* [WORK REQUIRED]
Leave out the pictures and transcribe everything else exactly.

* [MATERIAL]
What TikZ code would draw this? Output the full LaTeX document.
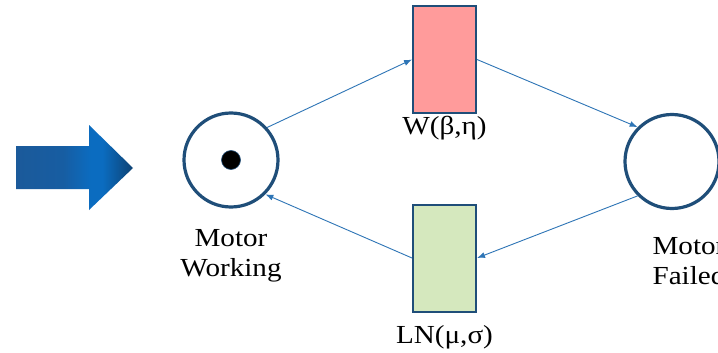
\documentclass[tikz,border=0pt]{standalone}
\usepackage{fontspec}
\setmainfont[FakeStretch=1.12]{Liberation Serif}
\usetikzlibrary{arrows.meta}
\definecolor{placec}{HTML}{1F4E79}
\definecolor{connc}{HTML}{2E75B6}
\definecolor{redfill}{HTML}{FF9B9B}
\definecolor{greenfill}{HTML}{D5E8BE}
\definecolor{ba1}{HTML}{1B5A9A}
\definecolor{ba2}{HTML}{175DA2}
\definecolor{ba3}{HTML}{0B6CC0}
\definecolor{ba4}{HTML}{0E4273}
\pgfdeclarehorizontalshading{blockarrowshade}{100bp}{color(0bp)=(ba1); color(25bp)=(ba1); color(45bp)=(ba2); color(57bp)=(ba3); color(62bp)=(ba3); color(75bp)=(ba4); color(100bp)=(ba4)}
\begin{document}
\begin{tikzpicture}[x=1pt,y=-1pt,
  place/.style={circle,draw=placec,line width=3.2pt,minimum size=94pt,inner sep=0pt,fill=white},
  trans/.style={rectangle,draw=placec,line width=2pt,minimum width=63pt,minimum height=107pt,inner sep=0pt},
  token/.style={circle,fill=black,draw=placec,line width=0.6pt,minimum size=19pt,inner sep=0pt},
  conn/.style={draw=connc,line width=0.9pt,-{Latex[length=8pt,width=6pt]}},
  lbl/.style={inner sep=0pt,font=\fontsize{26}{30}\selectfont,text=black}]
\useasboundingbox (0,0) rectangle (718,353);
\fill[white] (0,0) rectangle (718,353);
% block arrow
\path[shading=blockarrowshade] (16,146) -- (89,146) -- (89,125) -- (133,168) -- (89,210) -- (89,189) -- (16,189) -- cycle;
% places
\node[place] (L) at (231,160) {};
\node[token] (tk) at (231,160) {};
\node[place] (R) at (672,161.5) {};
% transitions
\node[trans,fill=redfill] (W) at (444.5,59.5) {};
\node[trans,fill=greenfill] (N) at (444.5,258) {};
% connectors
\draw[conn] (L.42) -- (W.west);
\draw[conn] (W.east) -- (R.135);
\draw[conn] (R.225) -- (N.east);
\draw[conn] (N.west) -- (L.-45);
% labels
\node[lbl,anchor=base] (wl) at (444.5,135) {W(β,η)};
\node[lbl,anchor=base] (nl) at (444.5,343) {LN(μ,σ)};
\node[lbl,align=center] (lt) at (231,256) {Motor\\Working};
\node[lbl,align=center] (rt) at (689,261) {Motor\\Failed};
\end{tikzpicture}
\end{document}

* [EXERCISE RESULT]
What TikZ code would draw this? Output the full LaTeX document.
\documentclass[tikz,border=0pt]{standalone}
\usepackage{fontspec}
\setmainfont[FakeStretch=1.12]{Liberation Serif}
\usetikzlibrary{arrows.meta}
\definecolor{placec}{HTML}{1F4E79}
\definecolor{connc}{HTML}{2E75B6}
\definecolor{redfill}{HTML}{FF9B9B}
\definecolor{greenfill}{HTML}{D5E8BE}
\definecolor{ba1}{HTML}{1B5A9A}
\definecolor{ba2}{HTML}{175DA2}
\definecolor{ba3}{HTML}{0B6CC0}
\definecolor{ba4}{HTML}{0E4273}
\pgfdeclarehorizontalshading{blockarrowshade}{100bp}{color(0bp)=(ba1); color(25bp)=(ba1); color(45bp)=(ba2); color(57bp)=(ba3); color(62bp)=(ba3); color(75bp)=(ba4); color(100bp)=(ba4)}
\begin{document}
\begin{tikzpicture}[x=1pt,y=-1pt,
  place/.style={circle,draw=placec,line width=3.2pt,minimum size=94pt,inner sep=0pt,fill=white},
  trans/.style={rectangle,draw=placec,line width=2pt,minimum width=63pt,minimum height=107pt,inner sep=0pt},
  token/.style={circle,fill=black,draw=placec,line width=0.6pt,minimum size=19pt,inner sep=0pt},
  conn/.style={draw=connc,line width=0.9pt,-{Latex[length=8pt,width=6pt]}},
  lbl/.style={inner sep=0pt,font=\fontsize{26}{30}\selectfont,text=black}]
\useasboundingbox (0,0) rectangle (718,353);
\fill[white] (0,0) rectangle (718,353);
% block arrow
\path[shading=blockarrowshade] (16,146) -- (89,146) -- (89,125) -- (133,168) -- (89,210) -- (89,189) -- (16,189) -- cycle;
% places
\node[place] (L) at (231,160) {};
\node[token] (tk) at (231,160) {};
\node[place] (R) at (672,161.5) {};
% transitions
\node[trans,fill=redfill] (W) at (444.5,59.5) {};
\node[trans,fill=greenfill] (N) at (444.5,258) {};
% connectors
\draw[conn] (L.42) -- (W.west);
\draw[conn] (W.east) -- (R.135);
\draw[conn] (R.225) -- (N.east);
\draw[conn] (N.west) -- (L.-45);
% labels
\node[lbl,anchor=base] (wl) at (444.5,135) {W(β,η)};
\node[lbl,anchor=base] (nl) at (444.5,343) {LN(μ,σ)};
\node[lbl,align=center] (lt) at (231,256) {Motor\\Working};
\node[lbl,align=center] (rt) at (689,261) {Motor\\Failed};
\end{tikzpicture}
\end{document}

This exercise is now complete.